Laplanche has spoken previously about his intention to start originating auto loans and mortgages. But his remarks to American Banker suggested that Lending Club's strategy in those two consumer lending markets will be quite different.
In the mortgage market, Laplanche said his team is not focusing on any particular niche, but looking more broadly to improve the customer experience for home buyers and those looking to refinance.
"I don't think there's been much innovation in the mortgage experience over the last 20 years," Laplanche said. "Everyone's complaining about the time it takes, and the amount of paperwork it takes, to get a mortgage or refinance a house. So I think that's where technology can make the process a lot faster and a lot easier."

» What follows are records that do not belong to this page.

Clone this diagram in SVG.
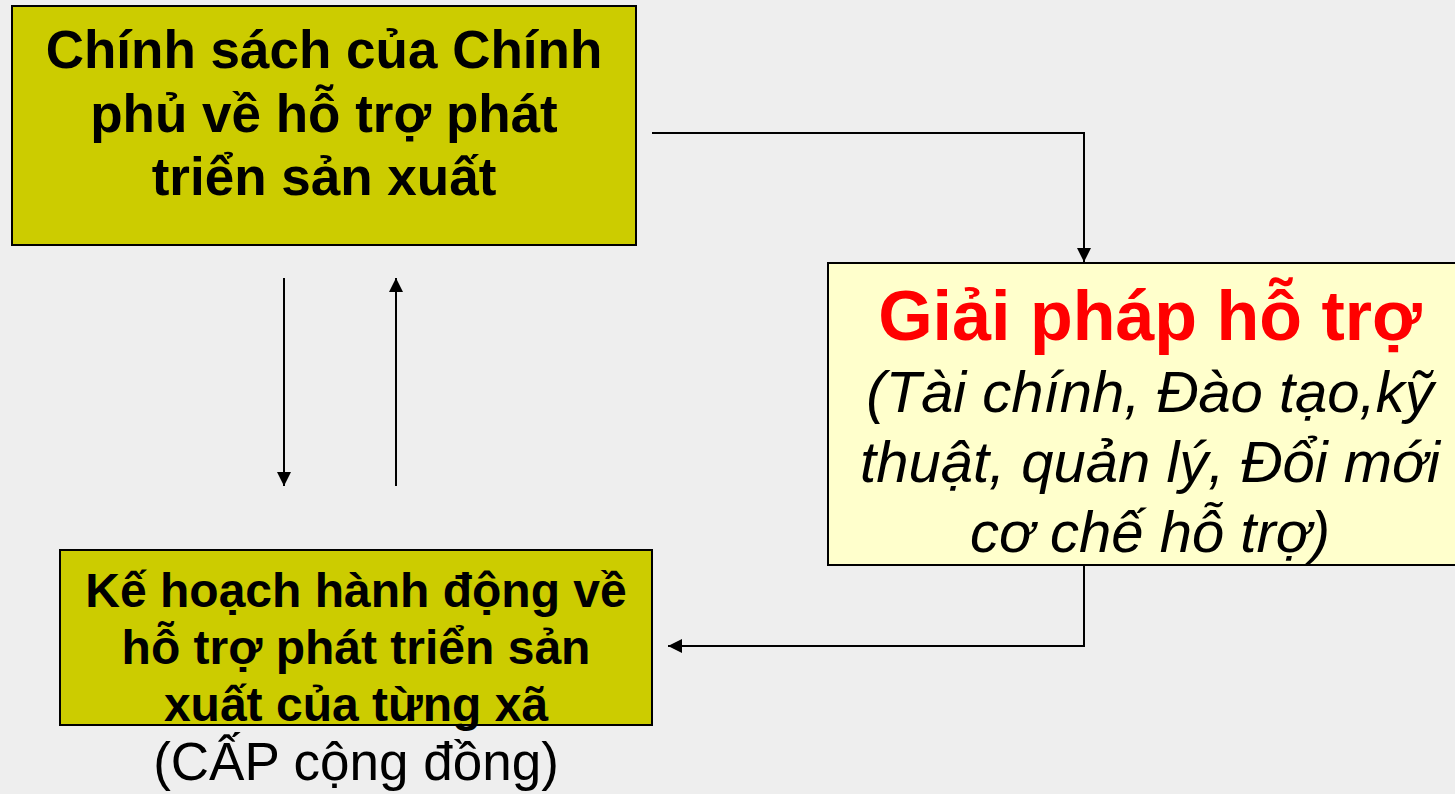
<svg xmlns="http://www.w3.org/2000/svg" width="1455" height="794" viewBox="0 0 1455 794">
<defs>
<marker id="arr" viewBox="0 0 10 10" refX="10" refY="5" markerWidth="7" markerHeight="7" markerUnits="strokeWidth" orient="auto">
<path d="M0,0 L10,5 L0,10 z" fill="#000"/>
</marker>
<style>
.box{stroke:#000;stroke-width:2}
.olive{fill:#CCCC00}
.cream{fill:#FFFFCC}
.t{font-family:"Liberation Sans",Arial,sans-serif;text-anchor:middle;fill:#000}
.b{font-weight:bold}
.conn{fill:none;stroke:#000;stroke-width:2;marker-end:url(#arr)}
</style>
</defs>
<rect width="1455" height="794" fill="#EEEEEE"/>
<g id="node-chinh-sach">
<rect class="box olive" x="12" y="6" width="624" height="239"/>
<text class="t b" font-size="53"><tspan x="324" y="68">Chính sách của Chính</tspan><tspan x="324" y="132">phủ về hỗ trợ phát</tspan><tspan x="324" y="195">triển sản xuất</tspan></text>
</g>
<g id="node-giai-phap">
<rect class="box cream" x="828" y="263" width="650" height="302"/>
<text class="t b" font-size="70" fill="#FF0000" style="fill:#FF0000" x="1150" y="340">Giải pháp hỗ trợ</text>
<text class="t" font-size="58" font-style="italic"><tspan x="1150" y="412">(Tài chính, Đào tạo,kỹ</tspan><tspan x="1150" y="482">thuật, quản lý, Đổi mới</tspan><tspan x="1150" y="552">cơ chế hỗ trợ)</tspan></text>
</g>
<g id="node-ke-hoach">
<rect class="box olive" x="60" y="550" width="592" height="175"/>
<text class="t b" font-size="48"><tspan x="356" y="607">Kế hoạch hành động về</tspan><tspan x="356" y="664">hỗ trợ phát triển sản</tspan><tspan x="356" y="721">xuất của từng xã</tspan></text>
<text class="t" font-size="53" x="356" y="780">(CẤP cộng đồng)</text>
</g>
<g id="connectors">
<path class="conn" d="M652,133 H1084 V262"/>
<path class="conn" d="M284,278 V486"/>
<path class="conn" d="M396,486 V278"/>
<path class="conn" d="M1084,566 V646 H668"/>
</g>
</svg>
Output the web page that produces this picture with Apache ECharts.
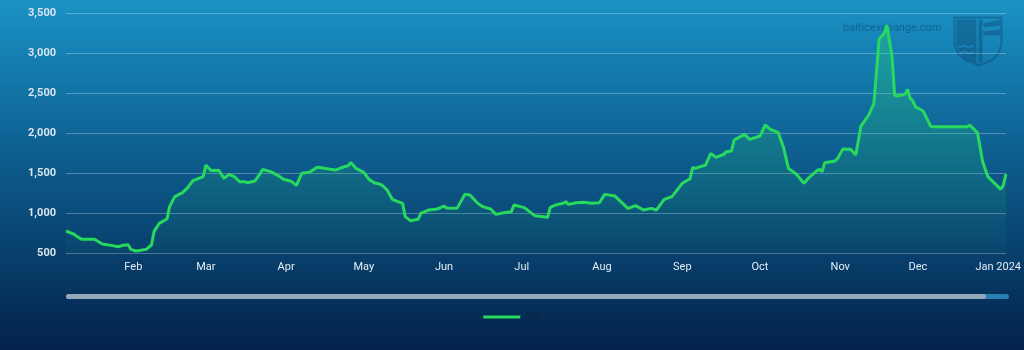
<!DOCTYPE html>
<html>
<head>
<meta charset="utf-8">
<script src="https://cdn.jsdelivr.net/npm/echarts@6/dist/echarts.min.js"></script>
<style>
html,body{margin:0;padding:0;background:#03234d;}
#chart{width:1024px;height:350px;}
</style>
</head>
<body>
<div id="chart"></div>
<script>
const dates = [
'2023-01-06','2023-01-09','2023-01-10','2023-01-12','2023-01-17','2023-01-20','2023-01-24','2023-01-26','2023-01-28','2023-01-30','2023-01-31',
'2023-02-02','2023-02-04','2023-02-06','2023-02-08','2023-02-09','2023-02-11','2023-02-14','2023-02-15','2023-02-17','2023-02-20','2023-02-22','2023-02-24','2023-02-28',
'2023-03-01','2023-03-03','2023-03-06','2023-03-08','2023-03-10','2023-03-12','2023-03-14','2023-03-16','2023-03-17','2023-03-20','2023-03-23','2023-03-26','2023-03-28','2023-03-30','2023-03-31',
'2023-04-03','2023-04-05','2023-04-07','2023-04-10','2023-04-13','2023-04-16','2023-04-18','2023-04-20','2023-04-22','2023-04-25','2023-04-26','2023-04-28',
'2023-05-01','2023-05-03','2023-05-05','2023-05-07','2023-05-08','2023-05-10','2023-05-12','2023-05-16','2023-05-17','2023-05-19','2023-05-22','2023-05-23','2023-05-26','2023-05-29',
'2023-06-01','2023-06-02','2023-06-06','2023-06-09','2023-06-11','2023-06-14','2023-06-16','2023-06-19','2023-06-21','2023-06-24','2023-06-27','2023-06-28',
'2023-07-02','2023-07-06','2023-07-11','2023-07-12','2023-07-14','2023-07-17','2023-07-18','2023-07-19','2023-07-22','2023-07-25','2023-07-28','2023-07-31',
'2023-08-02','2023-08-06','2023-08-11','2023-08-14','2023-08-17','2023-08-20','2023-08-22','2023-08-25','2023-08-28',
'2023-09-01','2023-09-04','2023-09-05','2023-09-06','2023-09-08','2023-09-10','2023-09-12','2023-09-14','2023-09-17','2023-09-18','2023-09-20','2023-09-21','2023-09-25','2023-09-27',
'2023-10-01','2023-10-03','2023-10-05','2023-10-08','2023-10-10','2023-10-12','2023-10-15','2023-10-18','2023-10-20','2023-10-23','2023-10-24','2023-10-25','2023-10-26','2023-10-30','2023-10-31',
'2023-11-02','2023-11-05','2023-11-07','2023-11-09','2023-11-12','2023-11-14','2023-11-16','2023-11-18','2023-11-19','2023-11-21','2023-11-22','2023-11-23','2023-11-26','2023-11-27','2023-11-28','2023-11-29','2023-11-30',
'2023-12-03','2023-12-06','2023-12-20','2023-12-21','2023-12-24','2023-12-26','2023-12-28',
'2024-01-02','2024-01-03','2024-01-04'
];
const bdi = [
775,737,712,671,671,612,592,579,596,604,546,
525,534,546,600,767,871,925,1079,1204,1254,1317,1404,1454,
1600,1530,1535,1433,1483,1454,1392,1392,1379,1400,1546,1517,1483,1446,1421,
1396,1346,1496,1508,1571,1558,1546,1537,1562,1592,1633,1558,
1508,1421,1379,1362,1350,1287,1171,1121,954,904,921,996,1037,1046,
1087,1062,1058,1233,1225,1121,1079,1050,983,1004,1017,1100,
1067,967,946,1071,1100,1121,1142,1108,1129,1133,1121,1129,
1233,1212,1058,1092,1037,1058,1037,1171,1204,
1371,1429,1571,1558,1579,1600,1746,1696,1733,1767,1775,1912,1983,1921,
1962,2100,2046,2008,1829,1558,1487,1371,1446,1529,1546,1517,1629,1650,1683,
1800,1796,1725,2087,2225,2371,3171,3246,3350,2954,2475,2462,2483,2546,2433,2404,2329,
2275,2079,2079,2100,2004,1642,1454,
1296,1350,1487
];
const tickDates = ['2023-02-01','2023-03-01','2023-04-01','2023-05-01','2023-06-01','2023-07-01','2023-08-01','2023-09-01','2023-10-01','2023-11-01','2023-12-01','2024-01-01'];
const tickLabels = ['Feb','Mar','Apr','May','Jun','Jul','Aug','Sep','Oct','Nov','Dec','Jan 2024'];
const yTicks = [500,1000,1500,2000,2500,3000,3500];
const seriesName = 'BDI';

const toTs = s => new Date(s + 'T00:00:00').getTime();
const tickTs = tickDates.map(toTs);
const labelByTs = {};
tickTs.forEach((t,i)=>{ labelByTs[t] = tickLabels[i]; });

const wm = 'rgba(8,45,85,0.30)';
const chart = echarts.init(document.getElementById('chart'), null, {renderer:'canvas'});
chart.setOption({
  animation: false,
  backgroundColor: {
    type:'linear', x:0, y:0, x2:0, y2:1,
    colorStops:[
      {offset:0, color:'#1a92c5'},
      {offset:0.45, color:'#0d5d8e'},
      {offset:1, color:'#03224b'}
    ]
  },
  grid: {left:66, right:16, top:13, bottom:97, containLabel:false},
  legend: {
    bottom: 23, left:'center',
    data:[{name:seriesName, icon:'rect'}],
    itemWidth: 37, itemHeight: 3, itemGap: 5,
    textStyle:{color:'#0c2444', fontSize:10, fontFamily:'Roboto'}
  },
  xAxis: {
    type:'value',
    min: toTs('2023-01-06'),
    max: toTs('2024-01-04'),
    axisLine:{show:false},
    axisTick:{show:false},
    splitLine:{show:false},
    axisLabel:{
      customValues: tickTs,
      formatter: v => labelByTs[v] || '',
      color:'#e3edf4', fontSize:11, fontFamily:'Roboto', margin:9
    }
  },
  yAxis: {
    type:'value', min: yTicks[0], max: yTicks[yTicks.length-1], interval:500,
    axisLine:{show:false}, axisTick:{show:false},
    splitLine:{lineStyle:{color:'rgba(255,255,255,0.28)', width:1}},
    axisLabel:{
      color:'#d9e6ef', fontSize:11, fontWeight:'bold', fontFamily:'Roboto', margin:10,
      formatter: v => v.toLocaleString('en-US')
    }
  },
  graphic: [
    {type:'text', left:843, top:23, silent:true, z:0,
     style:{text:'balticexchange.com', fill:'rgba(5,40,80,0.38)', font:'11px Roboto'}},
    {type:'group', left:952, top:15, silent:true, z:0, children:[
      {type:'polygon', shape:{points:[[0,0],[47,0],[47,26],[44,36],[37,43],[24,48],[11,43],[3,36],[0,26]]},
       style:{fill:'none', stroke:wm, lineWidth:2}},
      {type:'polygon', shape:{points:[[2,2],[22,2],[22,46],[11,42],[4,35],[2,26]]},
       style:{fill:wm}},
      {type:'polyline', shape:{points:[[4,30],[9,28],[14,30],[19,28]]}, style:{stroke:'rgba(26,130,185,0.9)', lineWidth:2, fill:'none'}},
      {type:'polyline', shape:{points:[[5,36],[10,34],[15,36],[20,34]]}, style:{stroke:'rgba(26,130,185,0.9)', lineWidth:2, fill:'none'}},
      {type:'polygon', shape:{points:[[28,6],[46,2],[46,8],[30,10]]}, style:{fill:wm}},
      {type:'polygon', shape:{points:[[28,14],[46,12],[46,18],[30,18]]}, style:{fill:wm}},
      {type:'polygon', shape:{points:[[24,2],[28,2],[28,44],[24,46]]}, style:{fill:wm}}
    ]},
    {type:'rect', left:66, top:294, silent:true,
     shape:{width:943, height:5, r:2.5}, style:{fill:'#2a7fb0'}},
    {type:'rect', left:66, top:294, silent:true,
     shape:{width:920, height:5, r:2.5}, style:{fill:'#94a8ba'}}
  ],
  series: [{
    name: seriesName,
    type:'line',
    data: dates.map((d,i)=>[toTs(d), bdi[i]]),
    showSymbol:false,
    symbol:'none',
    smooth:false,
    lineStyle:{color:'#27d95c', width:3},
    itemStyle:{color:'#27d95c'},
    areaStyle:{
      color:{type:'linear', x:0, y:0, x2:0, y2:1,
        colorStops:[{offset:0, color:'rgba(40,215,110,0.5)'},{offset:1, color:'rgba(40,215,110,0.04)'}]}
    }
  }]
});
</script>
</body>
</html>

In the auto lending market, Laplanche indicated that Lending Club is more interested in finding particular segments where it's relatively hard for consumers to get financing.
He said that auto sales between individuals have been less likely to rely on financing, partly because of fraud risks lenders need to protect against phony transactions.
"So there are a lot of problems that are hard to solve for banks and traditional auto lenders, but that can be solved with good technology," Laplanche said.
In recent years, auto sales between private parties have accounted for about 28% of total used car sales, according to data from the National Independent Automobile Dealers Association. In 2013, the most recent year for which data was available, there were around 12 million such sales.
Many of these transactions are cash purchases because they involve comparatively small sums of money, said Mike Wall, director of automotive analysis at IHS Automotive.
Still, he said he expects the used-car market to continue to grow, since today's automobiles stay on the road for longer than their predecessors did. When auto shoppers finance a purchase from another individual, they typically go to a bank or credit union for a loan, he said.
That's a more cumbersome process than arranging financing through a dealership.
"I could definitely see where there would be an opportunity," Wall said.
Also during the interview, Laplanche addressed the recent decline in Lending Club's stock price. Shares debuted at $15 in December and climbed as high as $29, but have since fallen. In midday trading Monday, the stock was trading at around $14.25.
Laplanche pointed to two factors that he said may have driven down the share price in the short term. First, stock investors are assigning somewhat lower valuations to high-growth companies. And second, June 9 marked the end of a 180-period following Lending Club's IPO when certain shareholders were barred from selling.
"I think there's been some imbalance between the amount of shares suddenly available for sale and appetite from the market," Laplanche said.
"We're not managing the stock price, we're managing the company. I think over time the stock price and the company performance will converge. They always do."